Jonas, Stephen. Stephen Jonas: Selected Poems. Ed. Joseph Torra. Hoboken: Talisman, 1994.
Joron, Andrew. The Cry at Zero: Selected Prose. Denver: Counterpath, 2007.
Randall Horton is a former recipient of the Gwendolyn Brooks Poetry Prize. He is the author of the poetry collections The Lingua Franca of Ninth Street, and The Definition of Place, both from Main Street Rag. Randall is an Assistant Professor at the University of New Haven and the Managing Editor of Tidal Basin Review. He also a founding member of The Symphony: The House that Etheridge Built.
Q: What was the inspiration for this piece?
A: The inspiration for "Ghost Enjambment" came after reading the work of Stephen Jonas, a poet who is oftentimes overlook in this commodified age of poetry. I took what he was doing with enjambment and, borrowing from Charles Olson’s ‘projective verse,” came up with my own poetic theory in terms of ghost enjambment.

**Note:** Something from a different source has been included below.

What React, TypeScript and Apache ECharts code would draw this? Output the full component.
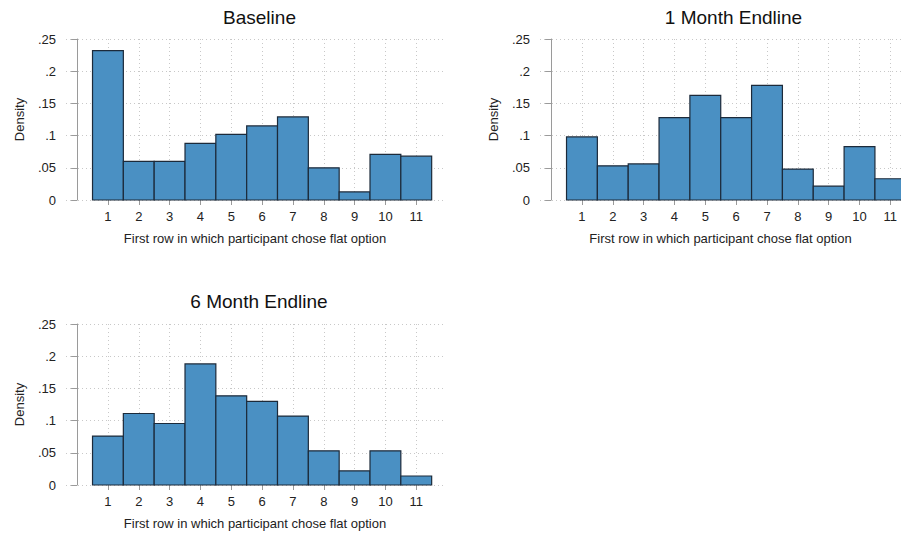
import React, { useEffect, useRef } from "react";
import * as echarts from "echarts";

const categories = [1, 2, 3, 4, 5, 6, 7, 8, 9, 10, 11];
const baseline = [0.232, 0.06, 0.06, 0.088, 0.102, 0.115, 0.129, 0.05, 0.0125, 0.071, 0.068];
const month1 = [0.098, 0.053, 0.056, 0.128, 0.1625, 0.128, 0.178, 0.048, 0.0215, 0.083, 0.033];
const month6 = [0.076, 0.111, 0.0955, 0.188, 0.1385, 0.13, 0.107, 0.053, 0.022, 0.053, 0.014];
const yTickLabels = ["0", ".05", ".1", ".15", ".2", ".25"];
const titles = ["Baseline", "1 Month Endline", "6 Month Endline"];
const xTitle = "First row in which participant chose flat option";
const yTitle = "Density";

const FONT = "'Liberation Sans', Arial, sans-serif";

export default function App() {
  const ref = useRef<HTMLDivElement>(null);
  useEffect(() => {
    if (!ref.current) return;
    const chart = echarts.init(ref.current, null, { renderer: "svg" });
    const panels = [
      { data: baseline, left: 66, top: 39, width: 378, max: 11.9, cx: 254.5, ty: 3 },
      { data: month1, left: 540, top: 39, width: 361, max: 11.345, cx: 728.5, ty: 3 },
      { data: month6, left: 66, top: 324, width: 378, max: 11.9, cx: 254, ty: 287 },
    ];
    const grid = panels.map((p) => ({ left: p.left, top: p.top, width: p.width, height: 161 }));
    const xAxis = panels.map((p, i) => ({
      type: "value",
      gridIndex: i,
      min: -0.36,
      max: p.max,
      offset: 1,
      axisLine: { show: false },
      axisTick: { show: true, customValues: categories, length: 5, lineStyle: { color: "#9a9a9a" } },
      axisLabel: { customValues: categories, fontSize: 13, color: "#222", fontFamily: FONT, margin: 9 },
      splitLine: { show: true, lineStyle: { color: "#c8c8c8", type: [1, 3], width: 1 } },
      name: xTitle,
      nameLocation: "middle",
      nameGap: 31,
      nameTextStyle: { fontSize: 13, color: "#222", fontFamily: FONT },
    }));
    const yAxis = panels.map((p, i) => ({
      type: "value",
      gridIndex: i,
      min: 0,
      max: 0.25,
      interval: 0.05,
      axisLine: { show: true, lineStyle: { color: "#9a9a9a" } },
      axisTick: { show: true, length: 6, lineStyle: { color: "#9a9a9a" } },
      axisLabel: {
        fontSize: 13,
        color: "#222",
        fontFamily: FONT,
        margin: 10,
        formatter: (_v: number, idx: number) => yTickLabels[idx],
      },
      splitLine: { show: true, lineStyle: { color: "#c8c8c8", type: [1, 3], width: 1 } },
      name: yTitle,
      nameLocation: "middle",
      nameGap: 40,
      nameTextStyle: { fontSize: 13, color: "#222", fontFamily: FONT },
    }));
    const series = panels.map((p, i) => ({
      type: "custom",
      xAxisIndex: i,
      yAxisIndex: i,
      clip: false,
      data: categories.map((c, k) => [c, p.data[k]]),
      renderItem: (params: any, api: any) => {
        const x = api.value(0);
        const y = api.value(1);
        const p0 = api.coord([x - 0.5, y]);
        const p1 = api.coord([x + 0.5, 0]);
        return {
          type: "rect",
          shape: { x: p0[0], y: p0[1], width: p1[0] - p0[0], height: p1[1] - p0[1] },
          style: { fill: "#4a90c3", stroke: "#1c2a3a", lineWidth: 1.2 },
        };
      },
    }));
    const title = panels.map((p, i) => ({
      text: titles[i],
      left: p.cx,
      top: p.ty,
      textAlign: "center",
      textStyle: { fontSize: 19, fontWeight: "normal", color: "#111", fontFamily: FONT },
    }));
    chart.setOption({
      animation: false,
      backgroundColor: "#ffffff",
      title,
      grid,
      xAxis,
      yAxis,
      series,
    } as any);
    return () => chart.dispose();
  }, []);
  return (
    <div
      ref={ref}
      style={{ position: "fixed", left: 0, top: 0, width: 901, height: 535 }}
    />
  );
}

Q: Who were you, or who do you wish you had been, in a past life?
A: In a past life I would have like to think that I had a little Nat Turner in me.
Q: Straight road? Or winding road?
A: I have never taken the straight road or the winding road. I have taken roads with detours and stops and starts, crisscrossing and intersecting. The straight road is too boring. What would you learn? Nothing.
Q: What's your favorite part of the writing process?
A: I love to edit because the real writing begins.
Q: What are you working on now?
A: I am working on a group of poems about a mythological city called The District. The poems are very urban but place is not important. What is more important is the relationship between language and being human.